Your objective: Leaving out every picture, retype the lines below from the top through the one that contains "import matplotlib.pyplot as plt".

Dataset excerpt:
------------------------------------------------------------------------

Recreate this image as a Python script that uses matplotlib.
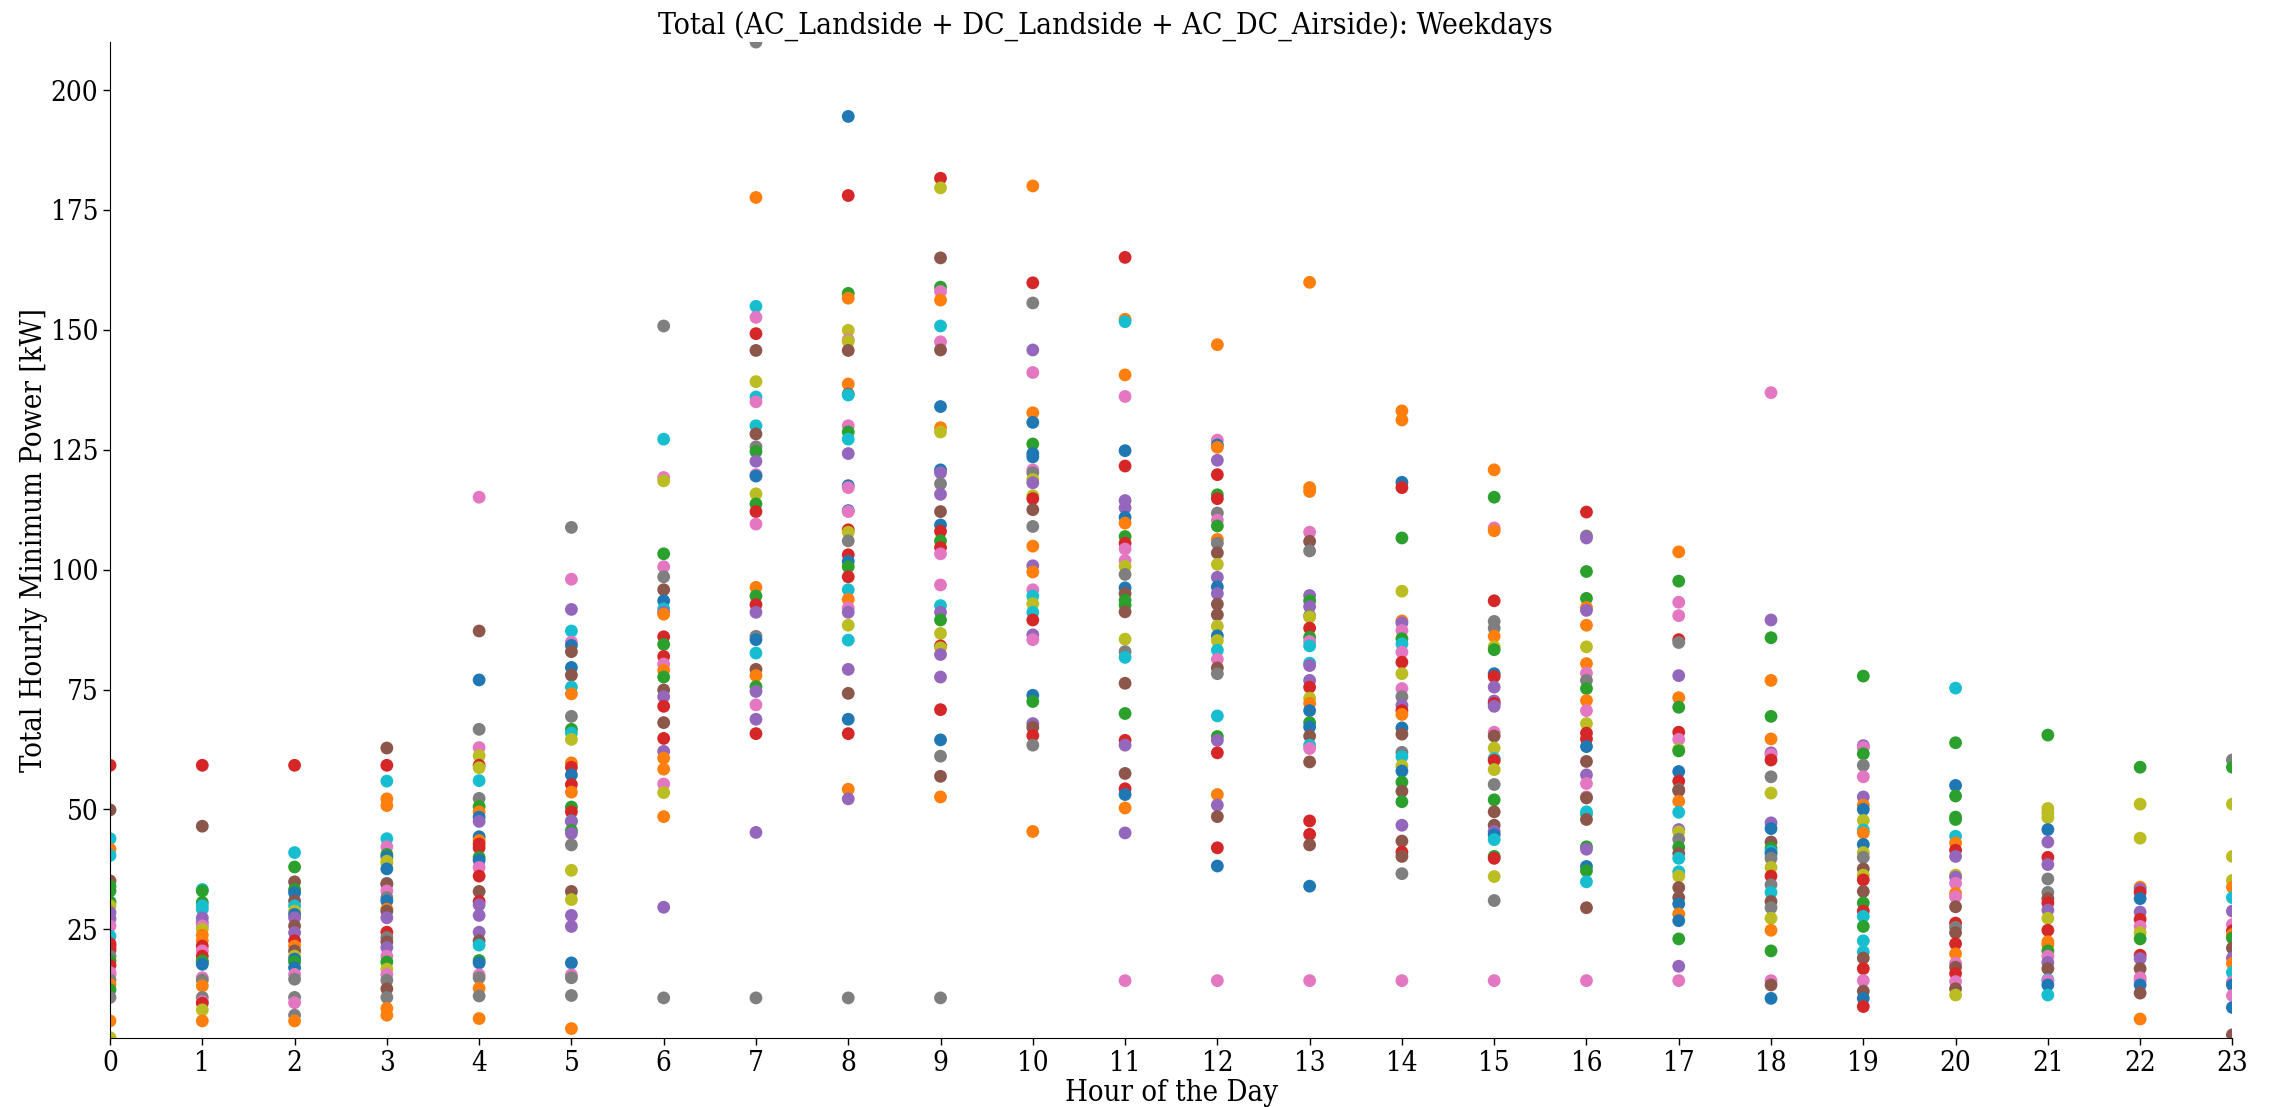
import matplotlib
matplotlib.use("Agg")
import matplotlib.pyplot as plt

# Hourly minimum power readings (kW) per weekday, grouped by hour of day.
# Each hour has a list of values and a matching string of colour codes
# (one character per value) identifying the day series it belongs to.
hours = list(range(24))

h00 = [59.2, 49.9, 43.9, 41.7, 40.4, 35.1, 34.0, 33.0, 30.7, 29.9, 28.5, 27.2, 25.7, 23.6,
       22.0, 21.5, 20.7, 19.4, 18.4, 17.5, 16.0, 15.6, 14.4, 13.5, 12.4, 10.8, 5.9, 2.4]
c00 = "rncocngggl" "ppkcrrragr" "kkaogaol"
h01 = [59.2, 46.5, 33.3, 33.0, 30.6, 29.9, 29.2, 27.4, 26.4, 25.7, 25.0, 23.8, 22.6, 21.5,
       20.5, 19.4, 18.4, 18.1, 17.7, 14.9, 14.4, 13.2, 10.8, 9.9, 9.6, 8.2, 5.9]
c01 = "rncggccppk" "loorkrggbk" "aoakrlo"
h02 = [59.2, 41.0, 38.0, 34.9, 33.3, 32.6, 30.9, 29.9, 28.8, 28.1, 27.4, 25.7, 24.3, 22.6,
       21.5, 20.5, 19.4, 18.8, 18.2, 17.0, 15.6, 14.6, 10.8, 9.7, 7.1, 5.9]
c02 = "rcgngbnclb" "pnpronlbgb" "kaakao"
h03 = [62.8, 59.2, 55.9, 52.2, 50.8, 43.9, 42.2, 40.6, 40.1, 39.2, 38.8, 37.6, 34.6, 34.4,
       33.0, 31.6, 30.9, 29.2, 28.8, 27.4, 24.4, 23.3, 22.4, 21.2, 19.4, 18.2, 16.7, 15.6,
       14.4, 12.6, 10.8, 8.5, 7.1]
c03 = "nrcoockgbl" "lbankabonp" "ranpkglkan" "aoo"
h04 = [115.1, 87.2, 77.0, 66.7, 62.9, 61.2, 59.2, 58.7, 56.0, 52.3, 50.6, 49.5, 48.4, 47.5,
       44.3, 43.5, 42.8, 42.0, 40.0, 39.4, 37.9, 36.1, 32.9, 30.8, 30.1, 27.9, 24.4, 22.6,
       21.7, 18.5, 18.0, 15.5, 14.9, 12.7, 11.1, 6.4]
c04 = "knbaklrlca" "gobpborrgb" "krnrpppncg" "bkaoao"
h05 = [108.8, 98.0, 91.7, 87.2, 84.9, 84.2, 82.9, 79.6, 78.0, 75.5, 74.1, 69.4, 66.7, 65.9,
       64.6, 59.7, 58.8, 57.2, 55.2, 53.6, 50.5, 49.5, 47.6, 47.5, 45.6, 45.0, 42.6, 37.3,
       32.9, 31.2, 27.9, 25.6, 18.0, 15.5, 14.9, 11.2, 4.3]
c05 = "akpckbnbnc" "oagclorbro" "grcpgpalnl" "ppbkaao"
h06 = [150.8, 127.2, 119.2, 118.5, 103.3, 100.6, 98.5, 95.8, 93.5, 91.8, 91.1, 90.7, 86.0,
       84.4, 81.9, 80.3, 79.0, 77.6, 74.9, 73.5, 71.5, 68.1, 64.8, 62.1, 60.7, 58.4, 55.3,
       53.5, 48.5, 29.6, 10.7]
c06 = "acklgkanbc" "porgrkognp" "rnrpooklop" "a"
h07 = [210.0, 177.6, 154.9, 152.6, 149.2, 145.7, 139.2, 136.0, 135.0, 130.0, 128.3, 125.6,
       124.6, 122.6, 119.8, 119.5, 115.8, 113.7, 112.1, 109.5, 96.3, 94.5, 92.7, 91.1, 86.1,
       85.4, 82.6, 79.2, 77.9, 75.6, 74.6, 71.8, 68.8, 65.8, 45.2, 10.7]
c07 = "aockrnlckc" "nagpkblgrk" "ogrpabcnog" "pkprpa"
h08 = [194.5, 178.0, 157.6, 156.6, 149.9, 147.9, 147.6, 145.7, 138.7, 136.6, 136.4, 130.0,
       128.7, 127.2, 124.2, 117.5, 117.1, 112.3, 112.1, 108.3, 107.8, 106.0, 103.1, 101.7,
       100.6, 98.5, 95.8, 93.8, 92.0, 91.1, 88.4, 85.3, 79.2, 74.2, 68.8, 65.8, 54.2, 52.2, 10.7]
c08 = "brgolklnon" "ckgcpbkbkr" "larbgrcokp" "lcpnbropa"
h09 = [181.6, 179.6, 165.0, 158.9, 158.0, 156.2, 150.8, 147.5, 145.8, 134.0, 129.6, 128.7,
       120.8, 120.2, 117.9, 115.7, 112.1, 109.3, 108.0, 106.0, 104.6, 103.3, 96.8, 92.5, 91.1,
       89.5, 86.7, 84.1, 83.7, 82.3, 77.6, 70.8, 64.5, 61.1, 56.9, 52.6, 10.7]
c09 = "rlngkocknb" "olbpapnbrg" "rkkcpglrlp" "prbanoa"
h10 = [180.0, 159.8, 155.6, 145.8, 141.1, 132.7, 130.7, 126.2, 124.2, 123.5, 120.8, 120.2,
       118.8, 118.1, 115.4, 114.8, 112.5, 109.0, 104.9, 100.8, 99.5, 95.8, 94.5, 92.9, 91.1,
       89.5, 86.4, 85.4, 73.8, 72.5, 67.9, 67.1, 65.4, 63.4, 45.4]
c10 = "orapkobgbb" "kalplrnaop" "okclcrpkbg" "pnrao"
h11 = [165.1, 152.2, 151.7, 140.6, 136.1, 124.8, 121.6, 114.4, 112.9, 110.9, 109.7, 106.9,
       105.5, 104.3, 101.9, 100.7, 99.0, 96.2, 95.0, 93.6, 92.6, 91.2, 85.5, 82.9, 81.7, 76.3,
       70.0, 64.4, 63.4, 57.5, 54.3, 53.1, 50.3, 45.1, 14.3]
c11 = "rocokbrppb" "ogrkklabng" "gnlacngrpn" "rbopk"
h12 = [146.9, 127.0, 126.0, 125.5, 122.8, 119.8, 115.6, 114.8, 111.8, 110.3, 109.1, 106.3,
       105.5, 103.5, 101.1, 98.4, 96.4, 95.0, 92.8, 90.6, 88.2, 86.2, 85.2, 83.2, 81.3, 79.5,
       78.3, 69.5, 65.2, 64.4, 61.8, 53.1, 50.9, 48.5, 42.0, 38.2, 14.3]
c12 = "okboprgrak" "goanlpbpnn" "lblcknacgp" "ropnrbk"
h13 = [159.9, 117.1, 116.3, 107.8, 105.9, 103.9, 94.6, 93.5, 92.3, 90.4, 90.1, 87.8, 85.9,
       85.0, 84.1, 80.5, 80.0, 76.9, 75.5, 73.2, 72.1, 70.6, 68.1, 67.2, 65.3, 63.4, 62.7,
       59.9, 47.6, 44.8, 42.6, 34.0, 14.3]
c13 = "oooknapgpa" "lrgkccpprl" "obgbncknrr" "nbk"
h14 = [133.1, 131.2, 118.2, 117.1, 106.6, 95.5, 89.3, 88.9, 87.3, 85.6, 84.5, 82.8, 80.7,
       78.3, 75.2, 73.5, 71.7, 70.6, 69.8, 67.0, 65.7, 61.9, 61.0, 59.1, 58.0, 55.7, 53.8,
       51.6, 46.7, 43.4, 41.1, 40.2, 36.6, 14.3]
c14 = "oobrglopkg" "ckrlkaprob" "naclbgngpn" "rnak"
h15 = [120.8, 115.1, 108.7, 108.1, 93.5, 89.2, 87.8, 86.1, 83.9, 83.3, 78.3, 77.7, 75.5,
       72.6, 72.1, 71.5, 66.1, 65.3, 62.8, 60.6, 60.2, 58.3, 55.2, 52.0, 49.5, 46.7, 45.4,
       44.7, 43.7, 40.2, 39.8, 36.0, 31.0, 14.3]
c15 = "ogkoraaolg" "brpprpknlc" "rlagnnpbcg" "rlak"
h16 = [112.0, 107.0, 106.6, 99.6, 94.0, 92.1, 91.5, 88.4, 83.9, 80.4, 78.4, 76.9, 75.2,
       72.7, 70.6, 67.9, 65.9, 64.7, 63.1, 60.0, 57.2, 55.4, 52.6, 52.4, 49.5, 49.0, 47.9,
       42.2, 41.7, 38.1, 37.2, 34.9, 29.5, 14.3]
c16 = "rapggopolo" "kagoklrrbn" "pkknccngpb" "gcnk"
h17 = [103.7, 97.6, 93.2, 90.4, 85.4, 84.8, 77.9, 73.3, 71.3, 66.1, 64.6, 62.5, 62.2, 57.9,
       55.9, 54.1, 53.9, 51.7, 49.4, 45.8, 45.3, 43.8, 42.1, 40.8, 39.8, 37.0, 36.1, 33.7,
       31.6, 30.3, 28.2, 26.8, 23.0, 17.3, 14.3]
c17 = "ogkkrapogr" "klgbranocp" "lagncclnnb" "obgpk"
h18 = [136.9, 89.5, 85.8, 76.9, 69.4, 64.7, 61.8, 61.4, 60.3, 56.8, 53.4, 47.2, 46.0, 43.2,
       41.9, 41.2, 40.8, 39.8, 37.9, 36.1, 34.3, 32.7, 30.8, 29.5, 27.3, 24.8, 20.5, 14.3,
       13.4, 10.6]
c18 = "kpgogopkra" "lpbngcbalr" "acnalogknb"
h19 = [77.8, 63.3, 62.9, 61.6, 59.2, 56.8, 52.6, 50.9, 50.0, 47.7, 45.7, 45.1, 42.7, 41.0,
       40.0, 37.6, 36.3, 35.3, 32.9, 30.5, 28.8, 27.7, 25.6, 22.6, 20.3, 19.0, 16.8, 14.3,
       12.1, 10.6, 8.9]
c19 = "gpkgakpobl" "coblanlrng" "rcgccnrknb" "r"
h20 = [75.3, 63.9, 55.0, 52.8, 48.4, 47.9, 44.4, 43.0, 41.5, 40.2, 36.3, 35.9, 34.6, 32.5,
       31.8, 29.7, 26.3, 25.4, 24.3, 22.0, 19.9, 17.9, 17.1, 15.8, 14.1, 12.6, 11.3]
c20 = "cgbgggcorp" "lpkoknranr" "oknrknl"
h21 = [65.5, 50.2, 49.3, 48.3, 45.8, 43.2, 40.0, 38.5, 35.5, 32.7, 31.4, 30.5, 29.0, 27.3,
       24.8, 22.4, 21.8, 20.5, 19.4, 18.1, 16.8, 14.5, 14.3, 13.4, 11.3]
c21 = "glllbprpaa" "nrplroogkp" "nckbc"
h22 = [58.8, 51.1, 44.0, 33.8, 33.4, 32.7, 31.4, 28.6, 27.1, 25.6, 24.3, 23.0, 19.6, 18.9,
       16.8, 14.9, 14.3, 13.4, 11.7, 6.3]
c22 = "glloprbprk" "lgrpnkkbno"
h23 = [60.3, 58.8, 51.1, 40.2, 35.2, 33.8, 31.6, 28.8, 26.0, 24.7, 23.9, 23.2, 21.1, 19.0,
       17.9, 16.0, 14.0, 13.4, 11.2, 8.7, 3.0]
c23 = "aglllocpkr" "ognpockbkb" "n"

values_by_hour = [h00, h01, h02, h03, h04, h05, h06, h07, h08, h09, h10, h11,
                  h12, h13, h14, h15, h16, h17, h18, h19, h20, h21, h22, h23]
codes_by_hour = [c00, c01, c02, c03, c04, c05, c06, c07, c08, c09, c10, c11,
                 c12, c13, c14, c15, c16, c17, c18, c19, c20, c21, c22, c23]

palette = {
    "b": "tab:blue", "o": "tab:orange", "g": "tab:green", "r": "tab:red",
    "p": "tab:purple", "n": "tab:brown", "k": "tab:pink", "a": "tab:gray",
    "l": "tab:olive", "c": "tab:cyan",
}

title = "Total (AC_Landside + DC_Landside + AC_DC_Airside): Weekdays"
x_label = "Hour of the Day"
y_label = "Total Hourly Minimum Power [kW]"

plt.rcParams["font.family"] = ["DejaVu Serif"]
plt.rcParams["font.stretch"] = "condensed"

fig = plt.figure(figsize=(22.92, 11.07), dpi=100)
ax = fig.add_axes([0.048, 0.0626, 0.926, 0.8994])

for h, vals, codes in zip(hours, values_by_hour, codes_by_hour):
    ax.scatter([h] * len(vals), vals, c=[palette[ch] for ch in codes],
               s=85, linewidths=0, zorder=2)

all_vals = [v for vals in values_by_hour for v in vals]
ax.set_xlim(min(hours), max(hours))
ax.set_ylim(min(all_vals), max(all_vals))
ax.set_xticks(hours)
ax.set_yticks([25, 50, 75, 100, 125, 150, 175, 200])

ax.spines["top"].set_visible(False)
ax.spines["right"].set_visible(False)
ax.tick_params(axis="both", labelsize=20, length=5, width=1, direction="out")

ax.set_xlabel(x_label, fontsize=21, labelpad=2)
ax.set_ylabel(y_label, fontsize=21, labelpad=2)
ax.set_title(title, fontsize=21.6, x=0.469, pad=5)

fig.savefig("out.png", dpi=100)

------------------------------------------------------------------------

Final result:
Recreate this image as a Python script that uses matplotlib.
import matplotlib
matplotlib.use("Agg")
import matplotlib.pyplot as plt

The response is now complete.